To use the Auto-ARIMA algorithm, the time series must have a regular frequency where the interval between any two points must be the same throughout the time series. AutoML handles missing time steps by filling in those values with the previous value.
Select a Prediction target column that you want the model to predict.
Optionally, specify a Unity Catalog table Prediction data path to store the output forecasts.
Select a Model registration Unity Catalog location and name.
Optionally, set Advanced options:
- Experiment name: Provide an MLflow experiment name.
- Time series identifier columns - For multi-series forecasting, select the column(s) that identify the individual time series. Databricks groups the data by these columns as different time series and trains a model for each series independently.
- Primary metric: Choose the primary metric used to evaluate and select the best model.
- Training framework: Choose the frameworks for AutoML to explore.
- Split column: Select the column containing custom data split. Values must be “train” , “validate” , “test”
- Weight column: Specify the column to use for weighting time series. All samples for a given time series must have the same weight. The weight must be in the range [0, 10000].
- Holiday region: Select the holiday region to use as covariates in model training.
- Timeout: Set a maximum duration for the AutoML experiment.

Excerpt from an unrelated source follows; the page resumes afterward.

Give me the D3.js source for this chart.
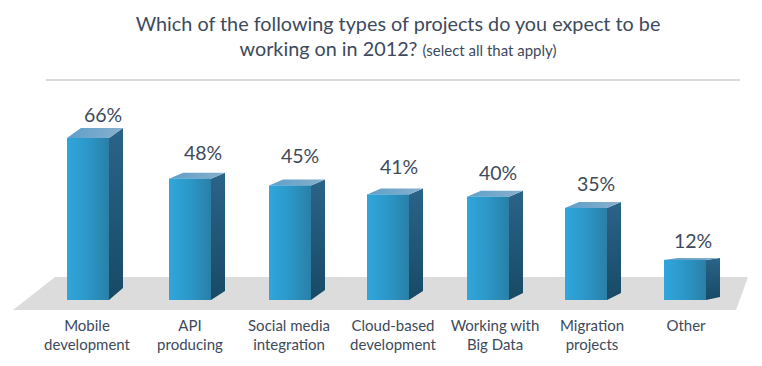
<!DOCTYPE html>
<html>
<head>
<meta charset="utf-8">
<script src="https://cdn.jsdelivr.net/npm/d3@7"></script>
<style>
  html, body { margin: 0; padding: 0; background: #fff; }
  text { font-family: Lato, "Open Sans", sans-serif; fill: #3d4a5c; }
</style>
</head>
<body>
<svg id="chart" width="762" height="366"></svg>
<script>
const categories = ["Mobile development", "API producing", "Social media integration", "Cloud-based development", "Working with Big Data", "Migration projects", "Other"];
const labelLines = [["Mobile", "development"], ["API", "producing"], ["Social media", "integration"], ["Cloud-based", "development"], ["Working with", "Big Data"], ["Migration", "projects"], ["Other"]];
const values = [66, 48, 45, 41, 40, 35, 12];

const width = 762, height = 366;
const baseY = 300, barW = 42, depth = 14;

const svg = d3.select("#chart").attr("viewBox", [0, 0, width, height]);

const x = d3.scaleOrdinal().domain(categories).range([67, 169, 269, 367, 467, 565, 664]);
const labelX = d3.scaleOrdinal().domain(categories).range([87, 190, 289, 393, 495, 592, 686]);
const valueX = d3.scaleOrdinal().domain(categories).range([103, 203, 300, 399, 498, 596, 693]);
const valueGap = d3.scaleOrdinal().domain(categories).range([16, 19, 22, 20, 17, 17, 12]);
const y = d3.scaleLinear().domain([0, 66]).range([287, 138]);

// the back edges rise less the further right a bar stands
const riseBottom = d3.scaleOrdinal().domain(categories).range([12, 9, 10, 9, 7, 7, 3]);
const riseTop = d3.scaleOrdinal().domain(categories).range([10, 6, 6, 6, 6, 6, 2]);

const defs = svg.append("defs");
function gradient(id, x2, y2, stops) {
    const g = defs.append("linearGradient").attr("id", id)
        .attr("x1", 0).attr("y1", 0).attr("x2", x2).attr("y2", y2);
    stops.forEach((c, i) => g.append("stop").attr("offset", i / (stops.length - 1)).attr("stop-color", c));
}
gradient("front", 1, 0, ["#30a6dc", "#2b97c8", "#2a7fa6"]);
gradient("side", 0, 1, ["#2a6488", "#174a66"]);
gradient("top", 1, 0, ["#5f9fc9", "#88b0cd"]);

// title
const title = svg.append("g").attr("text-anchor", "middle");
title.append("text").attr("x", 398).attr("y", 31).attr("font-size", 19.8)
    .text("Which of the following types of projects do you expect to be");
const line2 = title.append("text").attr("x", 398).attr("y", 56).attr("font-size", 19.8);
line2.append("tspan").text("working on in 2012? ");
line2.append("tspan").attr("font-size", 15).text("(select all that apply)");

svg.append("line").attr("x1", 46).attr("x2", 740).attr("y1", 80).attr("y2", 80)
    .attr("stroke", "#cfcfcf").attr("stroke-width", 1.5);

// floor
svg.append("path").attr("d", "M13,310L55,277L748,277L736,310Z").attr("fill", "#dcdcdc");

const bar = svg.append("g").selectAll("g")
    .data(categories)
    .join("g");

bar.append("path").attr("fill", "url(#side)")
    .attr("d", (d, i) => {
        const r = x(d) + barW;
        return `M${r},${y(values[i])}L${r + depth},${y(values[i]) - riseTop(d)}L${r + depth},${baseY - riseBottom(d)}L${r},${baseY}Z`;
    });

bar.append("path").attr("fill", "url(#top)")
    .attr("d", (d, i) => {
        const l = x(d), t = y(values[i]), rt = riseTop(d);
        return `M${l},${t}L${l + barW},${t}L${l + barW + depth},${t - rt}L${l + depth},${t - rt}Z`;
    });

bar.append("rect").attr("fill", "url(#front)")
    .attr("x", d => x(d))
    .attr("y", (d, i) => y(values[i]))
    .attr("width", barW)
    .attr("height", (d, i) => baseY - y(values[i]));

bar.append("text")
    .attr("text-anchor", "middle")
    .attr("font-size", 19.5)
    .attr("x", d => valueX(d))
    .attr("y", (d, i) => y(values[i]) - valueGap(d))
    .text((d, i) => values[i] + "%");

bar.append("text")
    .attr("text-anchor", "middle")
    .attr("font-size", 15)
    .selectAll("tspan")
    .data((d, i) => labelLines[i].map(t => ({ t, cat: d })))
    .join("tspan")
    .attr("x", d => labelX(d.cat))
    .attr("y", (d, i) => 331 + i * 19)
    .text(d => d.t);
</script>
</body>
</html>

Run the experiment and monitor the results

To start the AutoML experiment, click Start training. From the experiment training page, you can do the following:

Stop the experiment at any time.
Monitor runs.
Navigate to the run page for any run.

View results or use the best model

After training completes, the prediction results are stored in specified Delta table and the best model is registered to Unity Catalog.

From the experiments page, you choose from the following next steps:

Select View predictions to see the forecasting results table.
Select Batch inference notebook to open a auto-generated notebook for batch inferencing using the best model.
Select Create serving endpoint to deploy the best model to a Model Serving endpoint.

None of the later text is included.